At The End of Milken's Junk-Food Chain
Meet Philip Ruckdeschel, 68, a disabled mechanic who lives with his wife, his 78-year-old mother-in-law and three children in Sloansville, N.Y. (pop. 200). In 1986, Ruckdeschel handed his family's savings, roughly $150,000, to Joseph Ventura, a sales rep from First Investors Corp., one of the country's largest managers of junk-bond mutual funds. Four years later, Ruckdeschel estimates his total losses at $75,000 but doesn't know the exact figure because at each sales call, Ventura would toss out the old records. "He never said anything about any risk -- just that if we needed retirement income, this was the way to do it," says Ruckdeschel. "Now I know why people jump out of windows."
Salesman Ventura refuses to comment, but others who hawked junk for First Investors are less reticent about the company's high-pressure tactics. "I feel like a prostitute," confesses one of them, Mark Loncar, 27, of Aurora, Ill. "But I didn't know any better."
Ruckdeschel, Ventura and Loncar inhabit the lower end of the food chain that fed Michael Milken and a handful of others hundreds of millions of dollars in personal profits during the leveraged-buyout binge of the '80s. Now the continuing collapse of the junk-bond market is starving more than 270,000 First Investors clients, many of whom were lured in by deceptive tactics like those used by Ventura and Loncar. Customer losses nationwide could top $500 million.
Three weeks ago, in one of the largest claims ever against a mutual fund operator, officials in New York and Massachusetts filed fraud charges against First Investors (assets: $3.5 billion) and a total of seven of its top executives. At least five other states may follow suit. "These were the junkiest of the junk bonds, yet investors who asked specific questions about them were lied to," says New York Attorney General Robert Abrams. "We've handled many fraud cases before, but nothing approaches the scale of what we see here. This is heartrending."

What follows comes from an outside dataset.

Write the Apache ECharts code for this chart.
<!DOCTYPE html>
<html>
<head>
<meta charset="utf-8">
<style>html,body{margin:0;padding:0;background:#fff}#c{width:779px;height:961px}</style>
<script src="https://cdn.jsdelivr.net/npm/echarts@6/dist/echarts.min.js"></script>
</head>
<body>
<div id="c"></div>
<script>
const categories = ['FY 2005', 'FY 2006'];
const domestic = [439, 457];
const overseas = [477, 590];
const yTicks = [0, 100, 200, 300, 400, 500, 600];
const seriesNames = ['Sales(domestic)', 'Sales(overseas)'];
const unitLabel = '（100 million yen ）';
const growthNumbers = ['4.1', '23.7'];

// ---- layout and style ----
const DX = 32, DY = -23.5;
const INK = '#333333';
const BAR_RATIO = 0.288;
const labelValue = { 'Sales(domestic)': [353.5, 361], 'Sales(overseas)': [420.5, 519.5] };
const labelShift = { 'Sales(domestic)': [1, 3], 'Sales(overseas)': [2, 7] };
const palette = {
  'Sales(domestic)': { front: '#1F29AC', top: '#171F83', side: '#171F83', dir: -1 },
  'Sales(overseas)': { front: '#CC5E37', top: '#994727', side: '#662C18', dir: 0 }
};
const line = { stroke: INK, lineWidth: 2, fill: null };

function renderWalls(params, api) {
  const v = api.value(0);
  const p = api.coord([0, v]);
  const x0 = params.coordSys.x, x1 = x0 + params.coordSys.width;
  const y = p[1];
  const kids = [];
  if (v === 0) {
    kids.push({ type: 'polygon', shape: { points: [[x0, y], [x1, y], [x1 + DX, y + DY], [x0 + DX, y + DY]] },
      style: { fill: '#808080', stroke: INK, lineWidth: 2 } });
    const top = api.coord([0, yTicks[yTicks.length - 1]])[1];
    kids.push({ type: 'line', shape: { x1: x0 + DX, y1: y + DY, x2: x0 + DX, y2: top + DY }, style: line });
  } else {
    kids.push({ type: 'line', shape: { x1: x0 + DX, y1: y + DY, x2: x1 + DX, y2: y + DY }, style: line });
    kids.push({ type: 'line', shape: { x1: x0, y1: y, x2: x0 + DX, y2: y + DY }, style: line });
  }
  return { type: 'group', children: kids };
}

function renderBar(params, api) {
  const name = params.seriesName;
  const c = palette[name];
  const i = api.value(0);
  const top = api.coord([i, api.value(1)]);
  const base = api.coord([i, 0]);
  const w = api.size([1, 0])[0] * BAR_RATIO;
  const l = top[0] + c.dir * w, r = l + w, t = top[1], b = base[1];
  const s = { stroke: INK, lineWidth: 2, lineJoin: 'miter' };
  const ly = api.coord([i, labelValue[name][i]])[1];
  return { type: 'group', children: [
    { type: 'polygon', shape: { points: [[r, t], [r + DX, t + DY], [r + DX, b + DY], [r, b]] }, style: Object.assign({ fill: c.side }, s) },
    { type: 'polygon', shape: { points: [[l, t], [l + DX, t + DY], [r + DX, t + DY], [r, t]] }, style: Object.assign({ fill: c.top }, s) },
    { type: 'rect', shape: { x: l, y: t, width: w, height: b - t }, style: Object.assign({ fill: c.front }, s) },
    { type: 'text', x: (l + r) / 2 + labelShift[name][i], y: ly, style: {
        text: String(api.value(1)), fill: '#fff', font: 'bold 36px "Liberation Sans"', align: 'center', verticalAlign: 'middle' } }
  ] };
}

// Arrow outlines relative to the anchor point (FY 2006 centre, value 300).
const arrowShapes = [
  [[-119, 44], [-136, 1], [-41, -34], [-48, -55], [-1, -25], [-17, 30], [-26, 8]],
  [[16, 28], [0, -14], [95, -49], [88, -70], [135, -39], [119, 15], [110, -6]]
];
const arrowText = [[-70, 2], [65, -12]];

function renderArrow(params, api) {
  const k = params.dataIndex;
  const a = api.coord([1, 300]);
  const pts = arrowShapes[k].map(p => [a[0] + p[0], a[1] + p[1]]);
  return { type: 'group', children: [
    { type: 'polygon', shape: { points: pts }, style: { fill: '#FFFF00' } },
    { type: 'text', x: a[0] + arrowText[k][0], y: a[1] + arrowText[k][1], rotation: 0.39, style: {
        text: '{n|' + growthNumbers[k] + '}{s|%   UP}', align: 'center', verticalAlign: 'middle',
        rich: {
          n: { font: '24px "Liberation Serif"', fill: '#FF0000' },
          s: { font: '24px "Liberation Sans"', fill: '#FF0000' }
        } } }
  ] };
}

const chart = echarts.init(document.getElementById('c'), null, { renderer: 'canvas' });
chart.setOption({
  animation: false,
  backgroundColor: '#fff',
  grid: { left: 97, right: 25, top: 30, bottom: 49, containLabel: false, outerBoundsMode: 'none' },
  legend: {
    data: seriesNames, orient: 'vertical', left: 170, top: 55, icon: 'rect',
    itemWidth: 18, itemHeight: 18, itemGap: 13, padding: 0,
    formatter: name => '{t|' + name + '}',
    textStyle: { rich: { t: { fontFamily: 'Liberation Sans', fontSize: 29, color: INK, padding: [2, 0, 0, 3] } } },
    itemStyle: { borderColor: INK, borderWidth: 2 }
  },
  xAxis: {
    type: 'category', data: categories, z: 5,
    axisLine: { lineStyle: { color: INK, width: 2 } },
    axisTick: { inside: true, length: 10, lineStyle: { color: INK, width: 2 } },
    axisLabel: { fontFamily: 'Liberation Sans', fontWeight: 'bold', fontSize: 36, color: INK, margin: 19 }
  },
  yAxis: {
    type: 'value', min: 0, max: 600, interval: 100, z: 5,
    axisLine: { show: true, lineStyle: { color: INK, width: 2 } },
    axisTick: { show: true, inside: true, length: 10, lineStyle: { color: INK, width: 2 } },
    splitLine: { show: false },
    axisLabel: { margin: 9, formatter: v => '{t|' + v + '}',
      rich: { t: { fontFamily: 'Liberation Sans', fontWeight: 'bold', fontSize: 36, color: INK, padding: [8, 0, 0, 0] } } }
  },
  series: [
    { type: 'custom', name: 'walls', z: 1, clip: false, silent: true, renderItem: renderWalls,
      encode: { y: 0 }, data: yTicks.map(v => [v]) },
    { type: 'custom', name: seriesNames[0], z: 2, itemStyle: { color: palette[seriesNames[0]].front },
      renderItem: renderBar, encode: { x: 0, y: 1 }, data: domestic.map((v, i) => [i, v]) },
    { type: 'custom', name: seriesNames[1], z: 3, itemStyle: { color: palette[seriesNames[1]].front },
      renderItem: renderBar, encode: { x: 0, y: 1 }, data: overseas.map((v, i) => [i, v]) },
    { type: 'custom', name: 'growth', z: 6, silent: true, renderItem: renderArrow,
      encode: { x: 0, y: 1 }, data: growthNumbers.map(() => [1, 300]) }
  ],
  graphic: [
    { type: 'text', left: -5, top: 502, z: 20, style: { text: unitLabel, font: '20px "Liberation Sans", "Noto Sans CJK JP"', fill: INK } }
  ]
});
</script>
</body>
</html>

First Investors was one of the first mutuals to buy junk in quantity from Milken. The high-flying paper helped two of the firm's 25 funds (the Fund for Income and the High Yield Fund) grow to more than $2.4 billion in assets. At its peak, First Investors commanded an army of 5,000 sales agents spread throughout 285 offices in 49 states -- most of them inexperienced, ill trained and often crammed like cattle into boiler-room offices. The agents memorized scripted pitches that they parroted to customers, usually over the phone. The firm also uses a pyramid-style structure, similar to Amway's, in which agents recruit others in return for a cut of new revenues.
Within a year of his hiring in 1986, Loncar had dumped enough high-risk junk, most of it on unsophisticated buyers and senior citizens with fixed incomes, to become one of First Investors' "Top 100" salesmen. "When clients asked if these investments were safe, we were taught to mislead them," says Loncar. "I didn't even know these were junk bonds. I learned more about those funds after I left the company three years later."